Homem-cobra da Record

Tudo muito bonito, contudo o tempo se escoa e nada de Theo Becker aparecer. Ligo para o ex-homem-cobra da novela Os mutantes da Record, que avisa já estar pelo parque. Sua voz é tensa. Tento apressar Serguei, que em êxtase beijava um ipê-roxo. Marco na escultura da mulher com a cornucópia. Meu olhar rastreia as cercanias quando, como uma fênix, vejo saindo de um caramanchão a figura solar de Theo Becker. Imediatamente convoco Serguei, que, como uma sílfide, hipnotiza Becker instantaneamente.

 

Uma sintonia finíssima permeia o ambiente. Antes da meditação, decidimos que, para despertar os chakras, o melhor seria abraçar um abricó-de-macaco o quanto antes. Conexão com a natureza feita, partimos para a terapia grupal. Theo em altíssimo astral abre seu coração. Diz que a eliminação no reality show foi uma grande aprendizagem e segue ejaculando palavras como um centauro alado. “Minha saída estava determinada pelo destino. Deus escreve certo por linhas tortas. Consegui meu objetivo, de ser lembrado pelas pessoas. Quanto mais demorarem para aceitar que fui um personagem, melhor para mim. No A fazenda criei bordões, como ‘Esse aqui é irmão desse aqui’, ‘Cazuza, tamo junto’ e ‘Andressa, te amo’”, explica o rapaz. E continua: “Sabia que o meu tava na reta, então pensei: ‘Vou marcar por protagonizar histórias intensas’. Ninguém quer ver gente boazinha. Os telespectadores querem a confusão, como acontecia no Coliseu de Roma. Simplesmente segui a linha do bom e velho rock”.

 

Becker lida bem com as palavras, e à medida que conta suas histórias o elfo das árvores Serguei enlouquece. “Arthur, este menino é muito bonito e sexy, que doçura”, derrete-se. “Não divido o palco com ninguém, mas quero ver ele cantar, vou convidá-lo para tocar comigo.”
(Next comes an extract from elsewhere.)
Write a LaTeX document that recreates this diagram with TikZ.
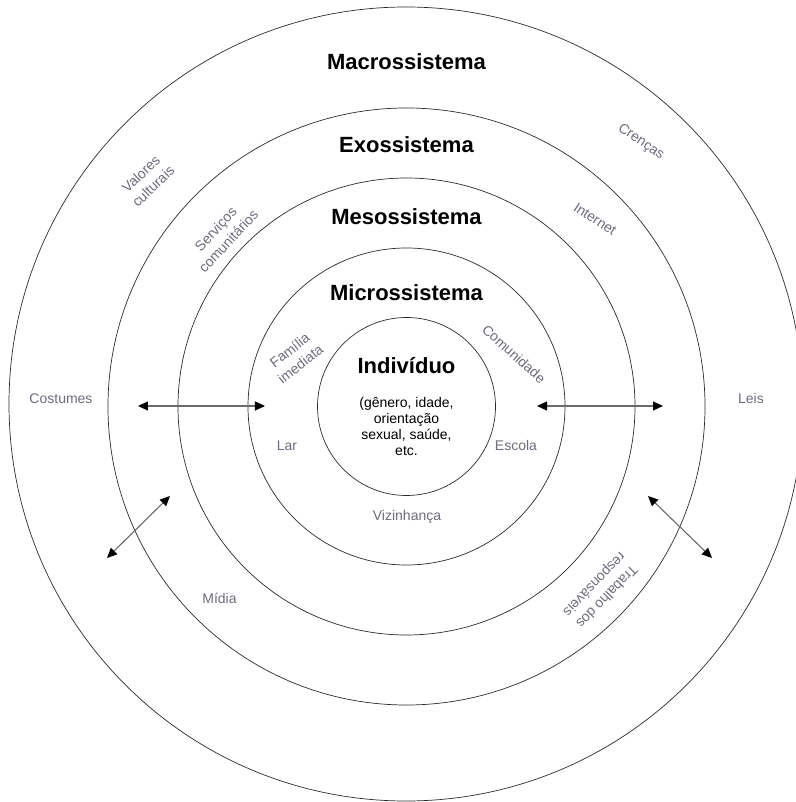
\documentclass[tikz,border=0pt]{standalone}
\usepackage{fontspec}
\setmainfont{Liberation Sans}
\usepackage{xcolor}
\usepackage{tikz}
\usetikzlibrary{positioning, arrows.meta}
\definecolor{labelgray}{HTML}{6F6B7B}
\definecolor{ringgray}{HTML}{2B2B2B}
\definecolor{shaftgray}{HTML}{6A6A6A}
\tikzstyle{ring} = [circle, draw=ringgray, line width=0.7pt, inner sep=0pt, outer sep=0pt]
\tikzstyle{title} = [font=\fontsize{22}{26}\selectfont\bfseries, anchor=base]
\tikzstyle{factor} = [text=labelgray, font=\fontsize{14}{17.5}\selectfont, align=center]
\tikzstyle{link} = [draw=shaftgray, line width=1.1pt,
    {Triangle[length=10pt, width=9pt, color=black]}-{Triangle[length=10pt, width=9pt, color=black]}]

\begin{document}
\begin{tikzpicture}[x=1pt, y=1pt]
        \useasboundingbox (-406.5,-395.5) rectangle (388.5,406.5);
        % Place rings
        \node [ring, minimum size=794pt] (macro) at (-0.5,2.5) {};
        \node [ring, minimum size=597pt] (exo) at (0,0) {};
        \node [ring, minimum size=457pt] (meso) at (0,0) {};
        \node [ring, minimum size=317pt] (micro) at (0,0) {};
        \node [ring, minimum size=178pt] (indiv) at (0,0) {};
        % Titles
        \node [title] (macrotitle) at (0,336.5) {Macrossistema};
        \node [title] (exotitle) at (0,253.5) {Exossistema};
        \node [title] (mesotitle) at (0,181.5) {Mesossistema};
        \node [title] (microtitle) at (0,105.5) {Microssistema};
        \node [title] (indivtitle) at (0,32.5) {Indivíduo};
        \node [align=center, font=\fontsize{14}{16}\selectfont] (traits) at (0,-19.5)
            {(gênero, idade,\\orientação\\sexual, saúde,\\etc.};
        % Factors in each ring
        \node [factor, anchor=base] (costumes) at (-345.5,2.5) {Costumes};
        \node [factor, anchor=base] (leis) at (344.5,2.5) {Leis};
        \node [factor, anchor=base] (lar) at (-119.5,-44.5) {Lar};
        \node [factor, anchor=base] (escola) at (109.5,-44.5) {Escola};
        \node [factor, anchor=base] (vizinhanca) at (0.5,-114) {Vizinhança};
        \node [factor, anchor=base] (midia) at (-187,-196.5) {Mídia};
        \node [factor, rotate=38] (familia) at (-111.5,49.5) {Família\\imediata};
        \node [factor, rotate=-42] (comunidade) at (107.5,52.5) {Comunidade};
        \node [factor, rotate=44] (valores) at (-259.5,226.5) {Valores\\culturais};
        \node [factor, rotate=47] (servicos) at (-184.5,171.5) {Serviços\\comunitários};
        \node [factor, rotate=-34] (crencas) at (234.5,264.5) {Crenças};
        \node [factor, rotate=-33] (internet) at (188.5,187.5) {Internet};
        \node [factor, rotate=226] (trabalho) at (193.5,-183.5) {Trabalho dos\\responsáveis};
        % Arrow ends
        \coordinate (wout) at (-268.5,0.5);
        \coordinate (win) at (-141.5,0.5);
        \coordinate (ein) at (130.5,0.5);
        \coordinate (eout) at (256.5,0.5);
        \coordinate (swout) at (-299.5,-151.5);
        \coordinate (swin) at (-236.5,-89.5);
        \coordinate (sein) at (241.5,-89.5);
        \coordinate (seout) at (305.5,-151.5);
        % Draw arrows
        \path [link] (wout) -- (win);
        \path [link] (ein) -- (eout);
        \path [link] (swout) -- (swin);
        \path [link] (sein) -- (seout);
\end{tikzpicture}
\end{document}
Volto a Theo, pergunto se ele não encana de sumir quando a poeira baixar. “Se acontecer é porque o meu personagem não deu certo. Tenho certeza de que foi um sucesso a minha participação, como serão também minha banda de rock e as próximas novelas que farei.” De repente para e manda, emocionado: “Poxa, estou me sentindo muito bem com vocês. O Serguei é demais, e você passa essa energia incrível. Sou fã do Serguei desde moleque, ele parece uma mistura de Ney Matogrosso da época dos Secos e Molhados com a melhor fase do Mick Jagger”.
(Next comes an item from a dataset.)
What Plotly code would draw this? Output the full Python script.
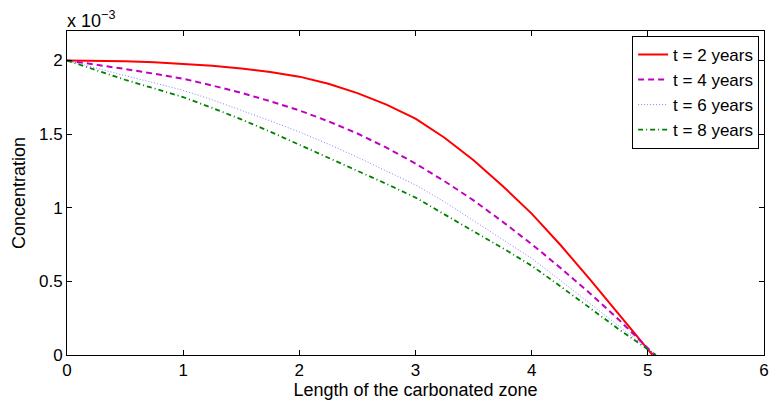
import plotly.graph_objects as go

# Length of the carbonated zone
x_common = [0, 0.25, 0.5, 0.75, 1, 1.25, 1.5, 1.75, 2, 2.25, 2.5, 2.75,
            3, 3.25, 3.5, 3.75, 4, 4.25, 4.5, 4.75]
x_t2 = x_common + [5.04]
x_t4 = x_common + [5.06]
x_t6 = x_common + [5.07]
x_t8 = x_common + [5.07]

# Concentration (x 10^-3)
c_t2 = [2.0, 1.998, 1.994, 1.987, 1.978, 1.964, 1.946, 1.922, 1.89, 1.842,
        1.778, 1.700, 1.605, 1.475, 1.322, 1.148, 0.96, 0.745, 0.515, 0.275, 0.0]
c_t4 = [2.0, 1.972, 1.942, 1.91, 1.876, 1.830, 1.78, 1.723, 1.661, 1.587,
        1.504, 1.408, 1.30, 1.18, 1.05, 0.905, 0.753, 0.59, 0.42, 0.24, 0.0]
c_t6 = [2.0, 1.947, 1.897, 1.848, 1.797, 1.733, 1.663, 1.590, 1.514, 1.432,
        1.343, 1.250, 1.155, 1.04, 0.91, 0.785, 0.656, 0.505, 0.35, 0.195, 0.0]
c_t8 = [2.0, 1.933, 1.869, 1.810, 1.751, 1.678, 1.600, 1.516, 1.428, 1.342,
        1.252, 1.162, 1.069, 0.957, 0.84, 0.726, 0.606, 0.465, 0.318, 0.175, 0.0]

names = ["t = 2 years", "t = 4 years", "t = 6 years", "t = 8 years"]
x_ticks = [0, 1, 2, 3, 4, 5, 6]
y_ticks = [0, 0.5, 1, 1.5, 2]
y_ticklabels = ["0", "0.5", "1", "1.5", "2"]

FONT = "Liberation Sans, Arial, Helvetica, sans-serif"

fig = go.Figure()
fig.add_trace(go.Scatter(x=x_t2, y=c_t2, mode="lines", name=names[0],
                         line=dict(color="#ff0000", width=2, dash="solid")))
fig.add_trace(go.Scatter(x=x_t4, y=c_t4, mode="lines", name=names[1],
                         line=dict(color="#c000c0", width=2, dash="6px,4px")))
fig.add_trace(go.Scatter(x=x_t6, y=c_t6, mode="lines", name=names[2],
                         line=dict(color="#7f7fff", width=1, dash="1px,2px")))
fig.add_trace(go.Scatter(x=x_t8, y=c_t8, mode="lines", name=names[3],
                         line=dict(color="#008000", width=1.8, dash="5px,3px,1px,3px")))

axis_common = dict(
    showline=True, linecolor="black", linewidth=1, mirror="ticks",
    ticks="inside", ticklen=5, tickcolor="black", tickwidth=1,
    showgrid=False, zeroline=False, ticklabeloverflow="allow",
    tickfont=dict(family=FONT, size=17, color="black"),
)

fig.update_layout(
    width=770, height=400,
    margin=dict(l=67, r=1, t=31, b=45),
    paper_bgcolor="white", plot_bgcolor="white",
    font=dict(family=FONT, size=18, color="black"),
    xaxis=dict(range=[0, 6], tickvals=x_ticks, ticktext=[str(v) for v in x_ticks],
               title=dict(text="Length of the carbonated zone", standoff=0,
                          font=dict(family=FONT, size=18)),
               **axis_common),
    yaxis=dict(range=[0, 2.2], tickvals=y_ticks, ticktext=y_ticklabels,
               title=dict(text="Concentration", standoff=8,
                          font=dict(family=FONT, size=18)),
               **axis_common),
    legend=dict(x=0.993, y=0.985, xanchor="right", yanchor="top",
                bgcolor="white", bordercolor="black", borderwidth=1,
                font=dict(family=FONT, size=17), tracegroupgap=0,
                itemwidth=30),
    showlegend=True,
    annotations=[dict(text="x 10<sup>−3</sup>", xref="paper", yref="paper",
                      x=0, y=1, xanchor="left", yanchor="bottom", showarrow=False,
                      font=dict(family=FONT, size=18), yshift=-2, xshift=-2)],
)

fig.write_html("out.html")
Compreendi minha ignorância

Theo, você já abraçou árvores antes? “Cara, abraçar árvores é uma atitude totalmente rock’n’roll. Percebi imediatamente que faço parte deste ambiente.” Clamo para darmos um tempo na conversa e fazermos alguns exercícios de ioga e meditação. Encontramos um bom local e, no exato momento em que eu praticava um shirsasana (pouso sobre a cabeça), Serguei incorporava um pavão e Becker fazia mudras (gestos simbólicos do ioga).
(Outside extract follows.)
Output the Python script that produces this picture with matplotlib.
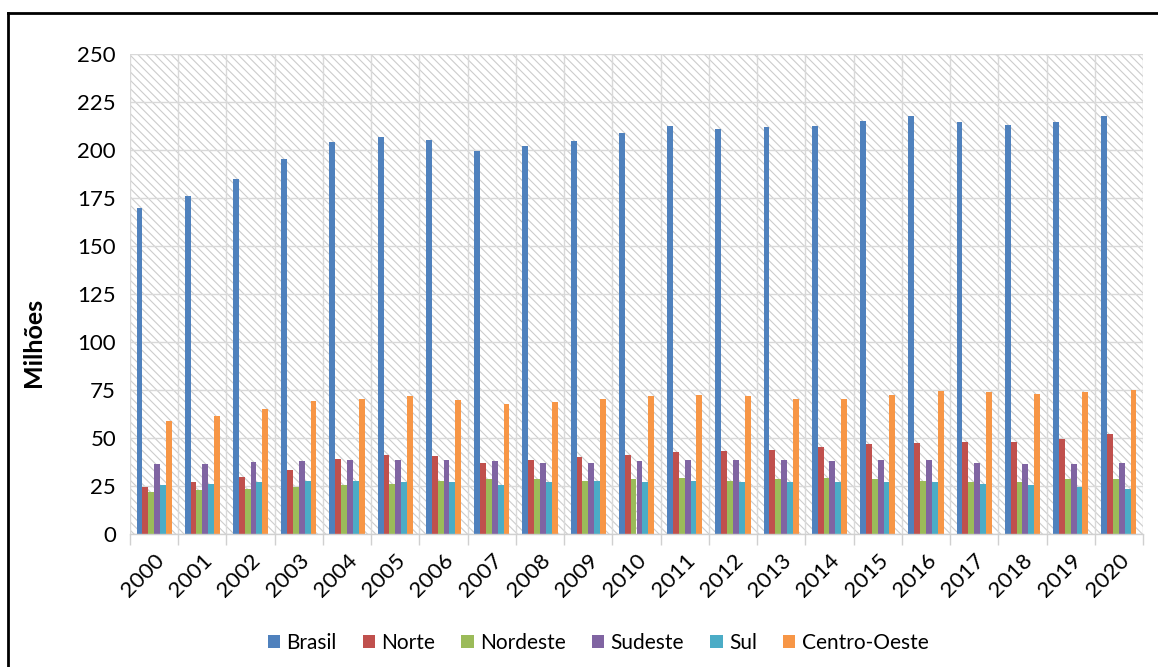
import matplotlib
matplotlib.use("Agg")
import matplotlib.pyplot as plt
import numpy as np
from matplotlib.patches import Rectangle
from matplotlib.lines import Line2D

years = [str(y) for y in range(2000, 2021)]
brasil = [169.6, 176.2, 185.1, 195.3, 204.2, 206.9, 205.4, 199.5, 202.1, 204.9, 209.0,
          212.3, 210.9, 211.8, 212.3, 215.1, 217.9, 214.4, 213.2, 214.4, 217.9]
norte = [24.3, 27.0, 29.7, 33.2, 39.2, 41.3, 40.5, 37.2, 38.5, 39.9, 41.3,
         42.7, 43.4, 43.9, 45.5, 46.7, 47.4, 48.1, 48.1, 49.3, 52.1]
nordeste = [22.0, 23.0, 23.6, 24.5, 25.5, 26.2, 27.6, 28.5, 28.5, 27.6, 28.5,
            29.0, 27.6, 28.5, 29.2, 28.5, 27.6, 27.0, 27.0, 28.5, 28.5]
sudeste = [36.5, 36.5, 37.3, 38.0, 38.5, 38.5, 38.5, 38.0, 37.2, 37.2, 38.0,
           38.5, 38.5, 38.5, 38.0, 38.5, 38.5, 37.2, 36.5, 36.5, 37.2]
sul = [25.5, 26.2, 27.0, 27.6, 27.6, 27.0, 27.0, 25.5, 27.0, 27.6, 27.0,
       27.6, 27.0, 27.0, 27.0, 27.0, 27.0, 26.2, 25.5, 24.7, 23.6]
centro_oeste = [59.0, 61.6, 65.1, 69.1, 70.5, 71.9, 69.8, 67.7, 68.6, 70.5, 71.9,
                72.6, 71.9, 70.5, 70.5, 72.6, 74.5, 73.8, 73.1, 73.8, 75.2]

series_names = ["Brasil", "Norte", "Nordeste", "Sudeste", "Sul", "Centro-Oeste"]
series_values = [brasil, norte, nordeste, sudeste, sul, centro_oeste]
colors = ["#4F81BD", "#C0504D", "#9BBB59", "#8064A2", "#4BACC6", "#F79646"]
y_ticks = [0, 25, 50, 75, 100, 125, 150, 175, 200, 225, 250]

plt.rcParams["font.family"] = ["Lato", "DejaVu Sans"]
plt.rcParams["hatch.linewidth"] = 0.8

fig = plt.figure(figsize=(11.58, 6.67), dpi=100)
ax = fig.add_axes([130 / 1158, 1 - 534 / 667, (1143 - 130) / 1158, 480 / 667])

n_cat = len(years)
x = np.arange(n_cat)
group_w = 0.73
bar_w = group_w / len(series_names)

# hatched plot-area background
bg = Rectangle((0, 0), 1, 1, transform=ax.transAxes, facecolor="white",
               edgecolor="#cccccc", linewidth=0, hatch="\\\\\\\\", zorder=0)
ax.add_patch(bg)

for i, (name, vals, col) in enumerate(zip(series_names, series_values, colors)):
    offs = -group_w / 2 + bar_w * (i + 0.5)
    ax.bar(x + offs, vals, width=bar_w, color=col, label=name, zorder=3, linewidth=0)

ax.set_xlim(-0.5, n_cat - 0.5)
ax.set_ylim(0, 250)
ax.set_yticks(y_ticks)
ax.set_yticklabels([str(v) for v in y_ticks], fontsize=16)

ax.set_xticks(x)
ax.set_xticklabels(years, fontsize=16, rotation=45, ha="right", rotation_mode="anchor")
ax.tick_params(axis="x", which="major", length=0, pad=12)
ax.set_xticks(np.arange(-0.5, n_cat, 1.0), minor=True)
ax.tick_params(axis="x", which="minor", length=8, color="#d0d0d0", width=1)
ax.tick_params(axis="y", length=0, pad=10)

ax.grid(axis="y", which="major", color="#d9d9d9", linewidth=1, zorder=1)
ax.grid(axis="x", which="minor", color="#d9d9d9", linewidth=1, zorder=1)
ax.grid(axis="x", which="major", visible=False)
ax.set_axisbelow(True)

for s in ["top", "right", "left"]:
    ax.spines[s].set_visible(False)
ax.spines["bottom"].set_color("#d0d0d0")
ax.spines["bottom"].set_linewidth(1)
ax.spines["bottom"].set_zorder(4)

ax.set_ylabel("Milhões", fontsize=18, fontweight="bold")
ax.yaxis.set_label_coords(-0.084, 0.40)

leg = fig.legend(loc="center", bbox_to_anchor=(598 / 1158, 1 - 643 / 667), ncol=6,
                 frameon=False, fontsize=15, handlelength=0.6, handleheight=0.6,
                 handletextpad=0.3, columnspacing=1.25)

# outer frame (top and left edges)
fig.add_artist(Line2D([8 / 1158, 1.0], [1 - 12.5 / 667, 1 - 12.5 / 667],
                      transform=fig.transFigure, color="black", linewidth=2))
fig.add_artist(Line2D([8 / 1158, 8 / 1158], [0.0, 1 - 12.5 / 667],
                      transform=fig.transFigure, color="black", linewidth=2))

fig.savefig("out.png", dpi=100, facecolor="white")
Ao final, com o sol já se pondo, Becker, relaxado, solta esta: “Agradeço profundamente por este encontro. Cheguei à compreensão da minha ignorância. Andressa foi importantíssima na minha vida, mas consegui perdê-la. O que tenho a dizer é para que cada homem cuide da melhor forma possível da sua mulher e que não se deixe cair em tentação. Não sei o que aconteceu, mas este nosso encontro aqui no Jardim Botânico está sendo um divisor de águas em minha vida”, diz, sério. “Percebi que a Andressa não vai voltar para mim.”